I like to think that it’s God’s way of sending a reminder that in the midst of such terrible tragedy, when all hope has been wiped away, he hasn’t abandoned us. We may not understand why bad things happen, seemingly out of nowhere. But, just like the Bible in the rubble, God is still very much there. Holding us through our heartbreak, anger and frustration. Even when he appears to be silent and our faith is failing. Some things can’t be destroyed. What better way to make that point than through this tangible symbol of God’s promise and love?

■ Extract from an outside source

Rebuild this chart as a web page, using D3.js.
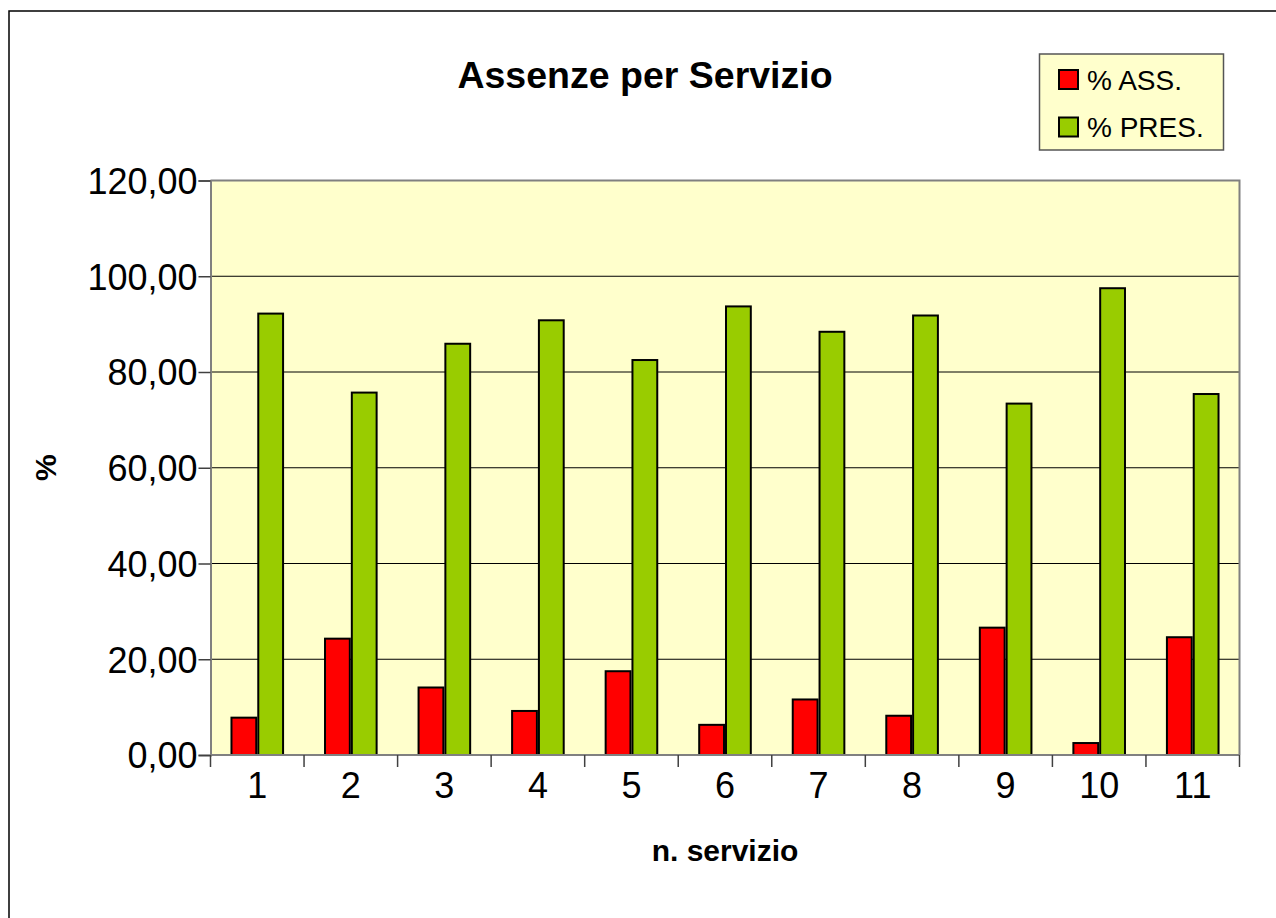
<!DOCTYPE html>
<html>
<head>
<meta charset="utf-8">
<script src="https://cdn.jsdelivr.net/npm/d3@7"></script>
<style>
  body { margin: 0; background: #fff; }
  svg { display: block; font-family: "Liberation Sans", Arial, sans-serif; }
</style>
</head>
<body>
<script>
// data
const categories = ["1", "2", "3", "4", "5", "6", "7", "8", "9", "10", "11"]
const series = ["% ASS.", "% PRES."]
const assenze = [7.8, 24.3, 14.1, 9.2, 17.5, 6.3, 11.6, 8.2, 26.6, 2.5, 24.6]
const presenze = [92.2, 75.7, 85.9, 90.8, 82.5, 93.7, 88.4, 91.8, 73.4, 97.5, 75.4]
const yTicks = [0, 20, 40, 60, 80, 100, 120]
const colors = ["#ff0000", "#99cc00"]

const W = 1276, H = 918
const plot = { left: 210.5, top: 180.5, right: 1239.5, bottom: 755 }

const svg = d3.select("body").append("svg")
  .attr("width", W)
  .attr("height", H)

// outer chart border
svg.append("rect")
  .attr("x", 9).attr("y", 11)
  .attr("width", W + 20).attr("height", H + 20)
  .attr("fill", "none")
  .attr("stroke", "#000")
  .attr("stroke-width", 1.5)

const x = d3.scaleBand()
  .domain(categories)
  .range([plot.left, plot.right])
  .padding(0)

const xInner = d3.scaleBand()
  .domain(series)
  .range([0, x.bandwidth()])
  .paddingInner(0)
  .paddingOuter(0.745)

const y = d3.scaleLinear()
  .domain([0, 120])
  .range([plot.bottom, plot.top])

// plot background
svg.append("rect")
  .attr("x", plot.left).attr("y", plot.top)
  .attr("width", plot.right - plot.left)
  .attr("height", plot.bottom - plot.top)
  .attr("fill", "#ffffcc")

// gridlines
svg.append("g")
  .selectAll("line")
  .data(yTicks.filter(t => t > 0 && t < 120))
  .join("line")
  .attr("x1", plot.left).attr("x2", plot.right)
  .attr("y1", d => y(d)).attr("y2", d => y(d))
  .attr("stroke", "#000")
  .attr("stroke-width", 1)

// plot area border (top / right)
svg.append("path")
  .attr("d", `M${plot.left},${plot.top}H${plot.right}V${plot.bottom}`)
  .attr("fill", "none")
  .attr("stroke", "#808080")
  .attr("stroke-width", 2)

// bars
const rows = categories.map((c, i) => ({ cat: c, vals: [assenze[i], presenze[i]] }))
const groups = svg.append("g")
  .selectAll("g")
  .data(rows)
  .join("g")
  .attr("transform", d => `translate(${x(d.cat)},0)`)

groups.selectAll("rect")
  .data(d => d.vals.map((v, j) => ({ key: series[j], v: v, j: j })))
  .join("rect")
  .attr("x", d => xInner(d.key) + 1)
  .attr("width", xInner.bandwidth() - 2)
  .attr("y", d => y(d.v))
  .attr("height", d => y(0) - y(d.v))
  .attr("fill", d => colors[d.j])
  .attr("stroke", "#000")
  .attr("stroke-width", 2)

// y axis
const fmt = d => d3.format(".2f")(d).replace(".", ",")
const yAxis = svg.append("g")
  .attr("transform", `translate(${plot.left},0)`)
  .call(d3.axisLeft(y).tickValues(yTicks).tickFormat(fmt).tickSize(12).tickPadding(0))
yAxis.select(".domain").attr("stroke", "#808080").attr("stroke-width", 2)
yAxis.selectAll(".tick line").attr("stroke", "#404040").attr("stroke-width", 1.5)
yAxis.selectAll("text")
  .attr("font-size", 36)
  .attr("fill", "#000")
  .attr("x", -13)
  .attr("dy", "0.36em")

// x axis: ticks sit on band edges
const xAxis = svg.append("g")
  .attr("transform", `translate(0,${plot.bottom})`)
xAxis.append("line")
  .attr("x1", plot.left).attr("x2", plot.right)
  .attr("stroke", "#808080")
  .attr("stroke-width", 2)
const edges = categories.map(c => x(c)).concat([plot.right])
xAxis.selectAll(".edge")
  .data(edges)
  .join("line")
  .attr("class", "edge")
  .attr("x1", d => d).attr("x2", d => d)
  .attr("y1", 0).attr("y2", 12)
  .attr("stroke", "#404040")
  .attr("stroke-width", 1.5)
xAxis.selectAll("text")
  .data(categories)
  .join("text")
  .attr("x", d => x(d) + x.bandwidth() / 2)
  .attr("y", 43)
  .attr("text-anchor", "middle")
  .attr("font-size", 36)
  .text(d => d)

// titles
svg.append("text")
  .attr("x", 645).attr("y", 88)
  .attr("text-anchor", "middle")
  .attr("font-size", 37.5)
  .attr("font-weight", "bold")
  .text("Assenze per Servizio")

svg.append("text")
  .attr("x", 725).attr("y", 861)
  .attr("text-anchor", "middle")
  .attr("font-size", 30)
  .attr("font-weight", "bold")
  .text("n. servizio")

svg.append("text")
  .attr("transform", `translate(56,${(plot.top + plot.bottom) / 2}) rotate(-90)`)
  .attr("text-anchor", "middle")
  .attr("font-size", 30)
  .attr("font-weight", "bold")
  .text("%")

// legend
const legend = svg.append("g")
legend.append("rect")
  .attr("x", 1039.5).attr("y", 54)
  .attr("width", 184).attr("height", 96)
  .attr("fill", "#ffffcc")
  .attr("stroke", "#555")
  .attr("stroke-width", 1.5)
const items = legend.selectAll("g")
  .data(series)
  .join("g")
  .attr("transform", (d, i) => `translate(1059,${79.5 + i * 47.5})`)
items.append("rect")
  .attr("x", 0).attr("y", -9.5)
  .attr("width", 19).attr("height", 19)
  .attr("fill", (d, i) => colors[i])
  .attr("stroke", "#000")
  .attr("stroke-width", 2)
items.append("text")
  .attr("x", 28).attr("y", 10)
  .attr("font-size", 28)
  .text(d => d)
</script>
</body>
</html>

For a church community that’s already lost so much, the Bible is also a sign of new things to come. A hint at a future God has already foreseen.
“When we rebuild,” said Vargas-Rosa of the Bible, “it will come back home.”
What do you think this “miracle in the wreckage” means? Share your thoughts below.
Photo credit: Warzer Jaff/New York Post
Today's miracle from guest blogger Arlene Shovald tells the story of a series of miraculous signs.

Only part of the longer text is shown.